Open Fields and Waters is a component of the Retention, Recruitment and Development plan of Game and Parks. They call this "an effort to ensure that the state's rich outdoor heritage is passed on to future generations." Last year Open Fields and Waters opened 230,000 acres of land and almost 500 acres of lakes and ponds for hunters and anglers. McCoy expects similar numbers in the near future.

Although McCoy identified access as the biggest problem, he understands that a lack of young hunters is also an issue. "The challenges for kids' time are one of the big concerns out there," he said. "Everything from electronics to youth sports; there's a lot of activities. Kids have a lot of stuff going on. Being outside provides some different benefits. It provides different opportunities. We're hoping if we get kids exposed to that, some of them will be interested."

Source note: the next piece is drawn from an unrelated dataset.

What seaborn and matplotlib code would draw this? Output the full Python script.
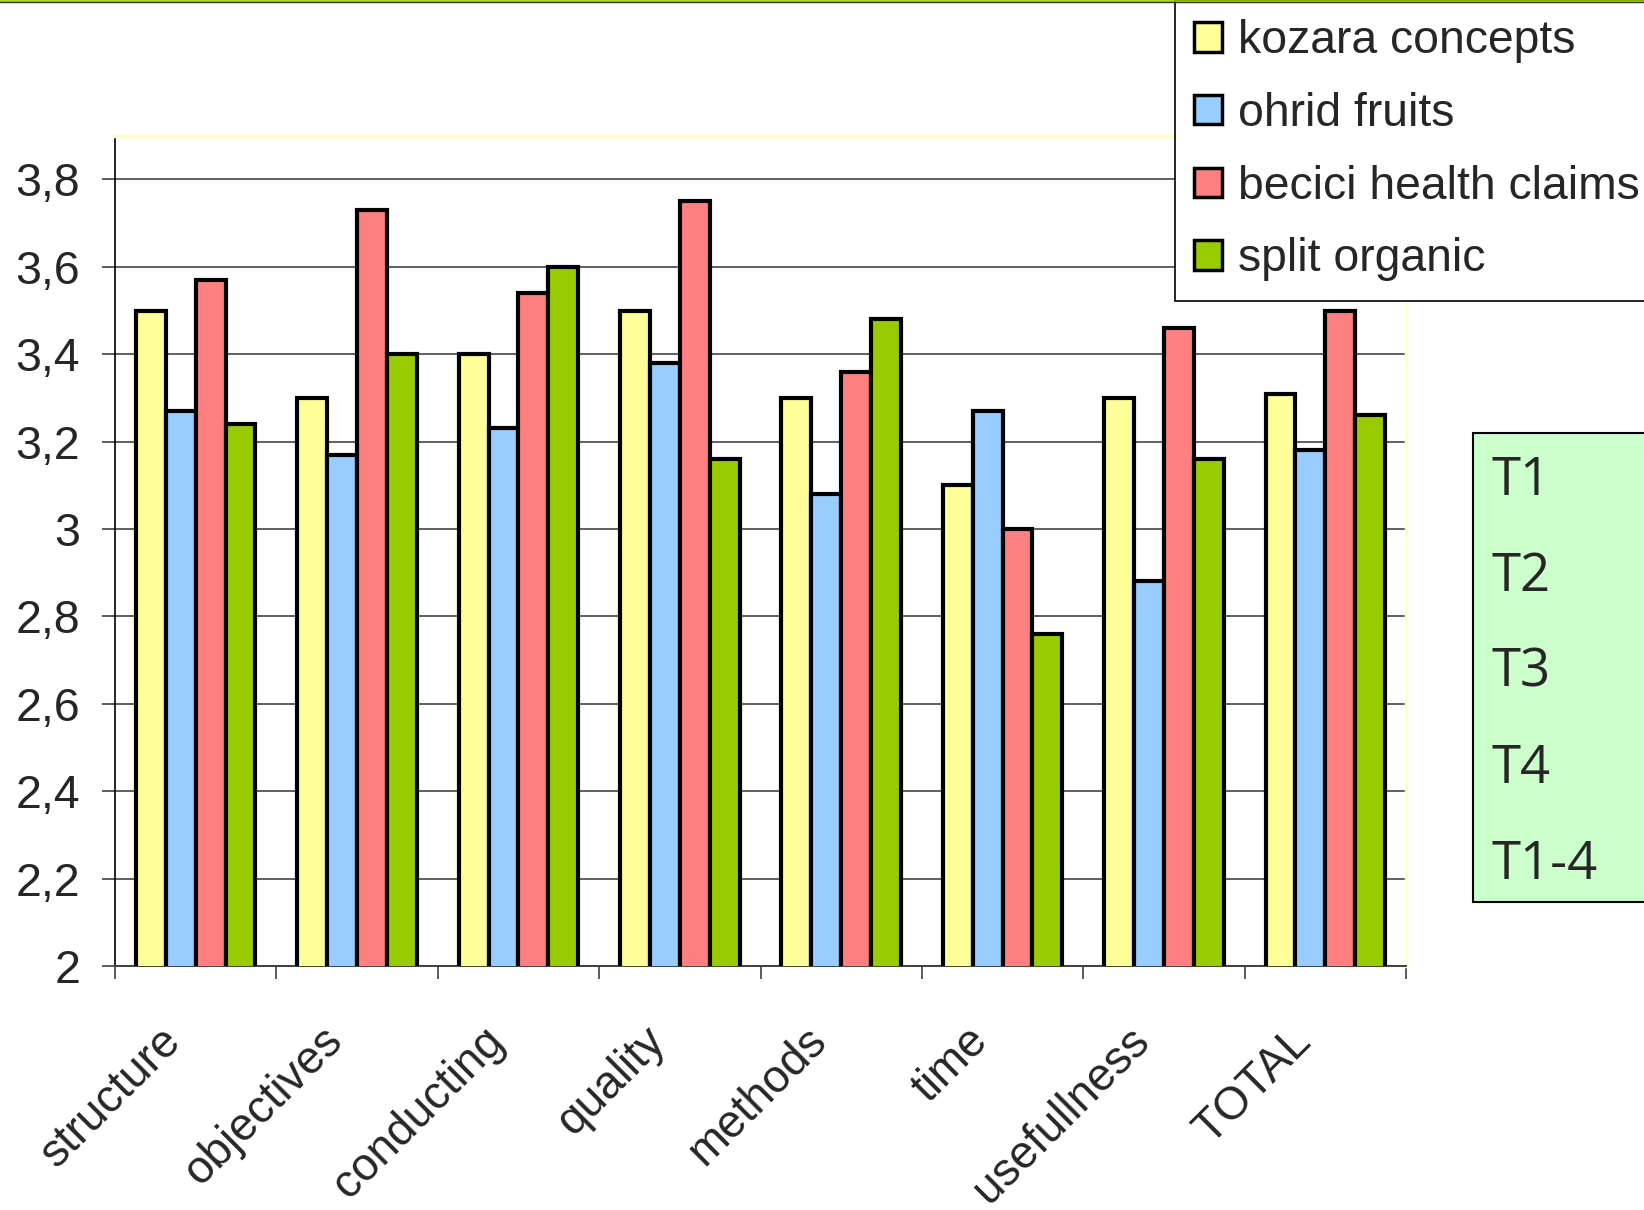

Game and Parks recently tried to appeal to younger people by providing a smartphone and tablet application where hunters can view an atlas of available hunting land.

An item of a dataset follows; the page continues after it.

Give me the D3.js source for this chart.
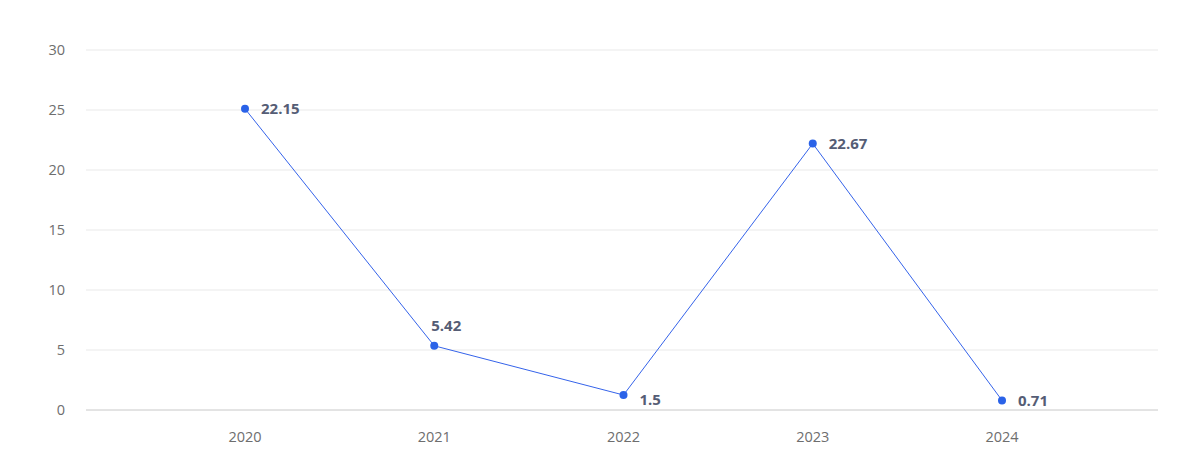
<!DOCTYPE html>
<html>
<head>
  <style>
    body {
      margin: 0;
      background: white;
    }
    text {
      font-family: "Open Sans", "Noto Sans", sans-serif;
    }
  </style>
</head>
<body>
  <script src="https://d3js.org/d3.v7.min.js"></script>
  <script>
    var width = 1184, height = 465;

    var years = ["2020", "2021", "2022", "2023", "2024"];
    // plotted heights
    var values = [25.1, 5.35, 1.25, 22.2, 0.8];
    // printed labels
    var labels = ["22.15", "5.42", "1.5", "22.67", "0.71"];
    var labelSide = ["right", "top", "right", "right", "right"];
    var yTicks = [0, 5, 10, 15, 20, 25, 30];

    var svg = d3.select("body").append("svg")
        .attr("width", width)
        .attr("height", height);

    var x = d3.scalePoint()
        .domain(years)
        .range([245, 1002]);

    var y = d3.scaleLinear()
        .domain([0, 30])
        .range([410, 50]);

    // gridlines
    svg.append("g").selectAll("line")
        .data(yTicks.filter(d => d > 0))
      .enter().append("line")
        .attr("x1", 86).attr("x2", 1158)
        .attr("y1", d => y(d)).attr("y2", d => y(d))
        .attr("stroke", "#e9e9e9");

    svg.append("line")
        .attr("x1", 86).attr("x2", 1158)
        .attr("y1", y(0)).attr("y2", y(0))
        .attr("stroke", "#c8c8c8");

    // y labels
    svg.append("g").selectAll("text")
        .data(yTicks)
      .enter().append("text")
        .attr("x", 65)
        .attr("y", d => y(d))
        .attr("dy", "0.35em")
        .attr("text-anchor", "end")
        .attr("font-size", 14.5)
        .attr("fill", "#6e6e6e")
        .text(d => d);

    // x labels
    svg.append("g").selectAll("text")
        .data(years)
      .enter().append("text")
        .attr("x", d => x(d))
        .attr("y", 437)
        .attr("dy", "0.35em")
        .attr("text-anchor", "middle")
        .attr("font-size", 14.5)
        .attr("fill", "#6e6e6e")
        .text(d => d);

    var pts = years.map((d, i) => ({
      year: d, value: values[i], label: labels[i], side: labelSide[i],
      rising: i < values.length - 1 && values[i + 1] > values[i]
    }));

    var line = d3.line()
        .x(d => x(d.year))
        .y(d => y(d.value));

    svg.append("path")
        .datum(pts)
        .attr("d", line)
        .attr("fill", "none")
        .attr("stroke", "#3563ea")
        .attr("stroke-width", 1);

    svg.append("g").selectAll("circle")
        .data(pts)
      .enter().append("circle")
        .attr("cx", d => x(d.year))
        .attr("cy", d => y(d.value))
        .attr("r", 4)
        .attr("fill", "#2a62e8");

    svg.append("g").selectAll("text")
        .data(pts)
      .enter().append("text")
        .attr("x", d => d.side == "top" ? x(d.year) - 3 : x(d.year) + 16)
        .attr("y", d => d.side == "top" ? y(d.value) - 20 : y(d.value) + (d.rising ? 5 : 0))
        .attr("dy", "0.35em")
        .attr("text-anchor", "start")
        .attr("font-size", 15)
        .attr("font-weight", "bold")
        .attr("fill", "#555d75")
        .text(d => d.label);
  </script>
</body>
</html>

"That's one of the things we're looking at (is) helping try to bridge to younger generations that have really embraced and grown up with technology, providing those other opportunities for them to access this sort of information through the way they're used to accessing information," McCoy said.

Bridging that gap to the younger generation may be important now more than ever. Which takes us back to the Hayes family. Ty hunts, his younger brother Aaron doesn't. Their father Brian is also a non-hunter.

"Ty, who hunts so much, he's an anomaly in our family, because I was this first generation of video geeks. Asteroids, Defender, that was right there in my heyday," Brian said. "Hunting's been a legacy in families for generations and it kind of ended with me, because my father hunted. My brother is an avid hunter though, who grew up in the same household. Kind of like these two guys, we have one gamer and one hunter. It's kind of the same thing that's happening with my two sons."

A trend that the hunting community doesn't like to see.